Defining an Inspection class and a Restaurant class to hold accumulator fields and other data that will allow us to make the final calculations.

*Aside: "Restaurant" is one of those words that look weird when you spell it out, amirite?*

In [0]:
class Inspection():
      def __init__(self):
          self.date = ""
          self.grade = ""
          self.score = 0
          self.numViolations = 0
          
      def incrViolations(self):
        self.numViolations += 1
      

class Restaurant():
      def __init__(self):
          self.inspections = {}
          self.camis = ""

Here I'm defining a Borough class which will contain fields and methods which will manipulate and aggregate data for each borough including a list of Restaurant objects belonging to each.

In [0]:
class Borough():
    def __init__(self, name):
        self.name = name
        self.restaurants = {}
        self.allCitations = []
        
    def addRestaurant(self, camis, restaurant):
        self.restaurants[camis] = restaurant
        
    def isNewRestaurant(self, camis):
        if camis in self.restaurants:
            return False
        
        return True

These static fuctions will parse out ungraded citations so we have a clean list of graded records 

In [0]:
def isGraded(record):
    if 'grade' in record:
        return True
    
    return False
      
def accumulateGraded(list):  #need to change method
    gradedList = []
    i = 0
    
    for record in list:
      if isGraded(list[i]):
          gradedList.append(list[i])
          
      i += 1
          
    return gradedList

Instantiating an object for each borough and putting them into the `boroughs` list 
* The lambda function is defined to call `Borough`'s constructor
* List comprehension is used to create the list of `Borough` objects

In [202]:
constructBoroughs = lambda x: Borough(x)

boroughs = ["Brooklyn", "Manhattan", "Queens", "Bronx", "Staten Island"]
boroughs = [constructBoroughs(b) for b in boroughs]

for b in boroughs:
    print(b.name)

Brooklyn
Manhattan
Queens
Bronx
Staten Island


Using `map()` I call a function that itself calls `filter()` on the bulk data.  This will filter `data` based on the borough field. The resulting list is stored in the current borough object's `allCItations` field.                               

In [221]:
def buildCitationLists(borough):
      citList = list(filter(lambda x: x['boro'] == borough.name , data))
      borough.allCitations = citList
      return borough      

boroughs = list(map(buildCitationLists, boroughs))

print("CITATIONS TOTALS")
print("Brooklyn:", len(brooklyn.allCitations))
print("Manhattan:", len(manhattan.allCitations))
print("Queens:", len(queens.allCitations))
print("Bronx:", len(bronx.allCitations))
print("Staten Island:", len(statenIsland.allCitations))

CITATIONS TOTALS
Brooklyn: 25504
Manhattan: 39509
Queens: 22598
Bronx: 8978
Staten Island: 3383


Using `map()` again, the `restaurants` dictionary of each borough is built. A unique 'camis' id key maps to each unique Restaurant object. Restaurant objects are created for each new camis by testing if the key is present in that `Borough` object's `restaurants` dictionary.
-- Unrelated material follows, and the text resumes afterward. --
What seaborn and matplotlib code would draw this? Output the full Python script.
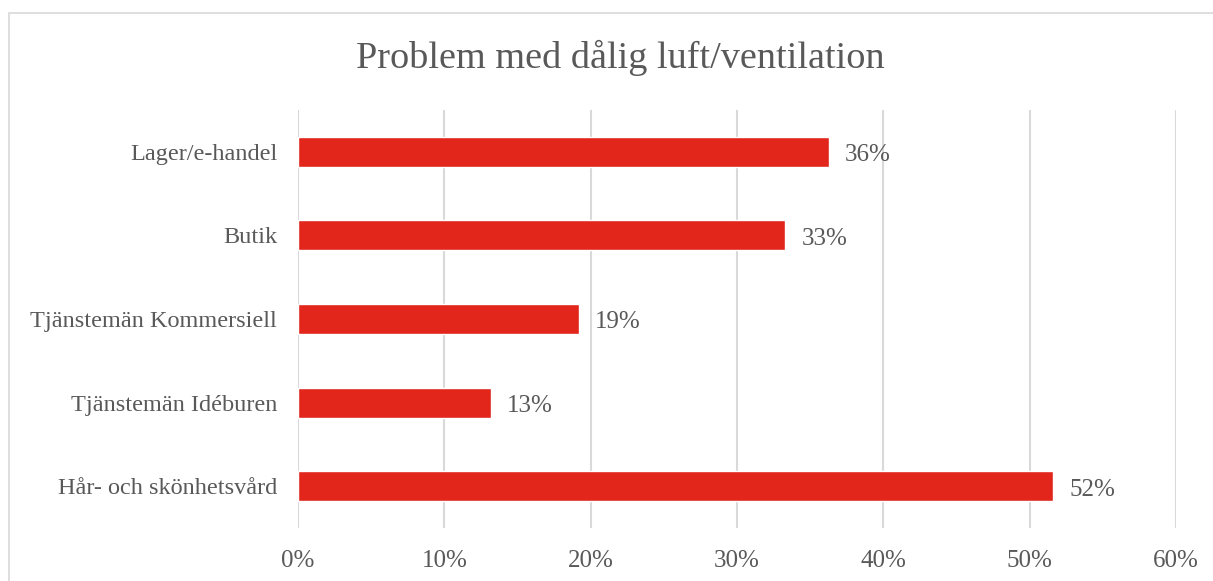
import matplotlib.pyplot as plt
import matplotlib.patches as mpatches
import pandas as pd
import seaborn as sns

# Data (share of respondents, %)
categories = ["Lager/e-handel", "Butik", "Tjänstemän Kommersiell",
              "Tjänstemän Idéburen", "Hår- och skönhetsvård"]
values = [36.3, 33.3, 19.2, 13.2, 51.6]
labels = ["36%", "33%", "19%", "13%", "52%"]
ticks = [0, 10, 20, 30, 40, 50, 60]

df = pd.DataFrame({"kategori": categories, "andel": values})

sns.set_theme(style="white")
plt.rcParams["font.family"] = ["Liberation Serif", "DejaVu Serif"]
grey = "#595959"

fig = plt.figure(figsize=(12.13, 5.81), dpi=100)
ax = fig.add_axes([298 / 1213, 1 - 528 / 581, 878 / 1213, 418 / 581])

sns.barplot(data=df, x="andel", y="kategori", color="#E2261C",
            saturation=1, width=0.36, ax=ax, zorder=3)

anns = ax.bar_label(ax.containers[0], labels=labels, padding=11.5,
                    fontsize=18, color=grey)
for a in anns:
    a.xyann = (11.5, -2.5)

ax.set_xlim(0, 60)
ax.set_ylim(4.5, -0.5)
ax.set_xticks(ticks)
ax.set_xticklabels([f"{t}%" for t in ticks], fontsize=18, color=grey)
ax.tick_params(axis="y", labelsize=17.5, labelcolor=grey, pad=15, length=0)
ax.tick_params(axis="x", pad=16, length=0)
ax.set_xlabel("")
ax.set_ylabel("")
ax.xaxis.grid(True, color="#D9D9D9", linewidth=1.5, zorder=0)
for s in ax.spines.values():
    s.set_visible(False)

fig.text(620 / 1213, 1 - 58 / 581, "Problem med dålig luft/ventilation",
         ha="center", va="center", fontsize=27.5, color=grey)

# outer chart border
fig.patches.append(mpatches.Rectangle(
    (9 / 1213, -0.1), 1.2, 1 - 13 / 581 + 0.1, transform=fig.transFigure,
    fill=False, edgecolor="#D9D9D9", linewidth=1.2))

fig.savefig("out.png", dpi=100)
Additionally, the details of the citation are entered if it is a new inspection or, if an inspection was already recorded in the `Restaurant` object, the number of violations is incremented if a violation was noted on that line of data.

In [220]:
def buildRestaurantDicts(record, borough):    
      if borough.isNewRestaurant(record['camis']):
          restaurant = Restaurant()
          restaurant.camis = record['camis']      
          borough.addRestaurant(record['camis'], restaurant)
 
      if record['inspection_date'] in borough.restaurants[record['camis']].inspections:
          if 'violation_code' in record:
              borough.restaurants[record['camis']].inspections[record['inspection_date']].incrViolations()
      else:
          inspection = Inspection()
          inspection.date = record['inspection_date']
          
          if 'grade' in record:
              inspection.grade = record['grade']
          
          if 'score' in record:
              inspection.score = record['score']
            
          if 'violation_code' in record:
              inspection.numViolations = 1
          
          borough.restaurants[record['camis']].inspections[record['inspection_date']] = inspection
          
          
def buildBoroughObjects(borough):       
      for record in borough.allCitations:
          buildRestaurantDicts(record, borough)

      return borough

boroughs = list(map(buildBoroughObjects, boroughs))

print("RESTAURANTS PER BOROUGH")
print("Brooklyn:", len(boroughs[0].restaurants))
print("Manhattan:", len(boroughs[1].restaurants))
print("Queens:", len(boroughs[2].restaurants))
print("Bronx:", len(boroughs[3].restaurants))
print("Staten Island:", len(boroughs[4].restaurants))

RESTAURANTS PER BOROUGH
Brooklyn: 5844
Manhattan:  9233
Queens:  5286
Bronx:  2120
Staten Island:  843


Find number of grades per borough:
* Total number of grades given
* Number of each grade attained

Total inspection scores and find average for each borough

Add number of violations and divide by number of restaurants for each borough

In [215]:
gradedRecords = accumulateGraded(data)
totalGradedRecords = len(gradedRecords)
print(totalGradedRecords)

50740


It was a challenge for me to break out of the object-oriented way of thinking. In writing the code, I felt like I was iterating through the original dataset many more times than I would have if I'd followed a programming style that I was more familiar with.  I found myself breaking the flow of the program into more numerous, yet admittedly more succinct, parts in order to fulfill the spec.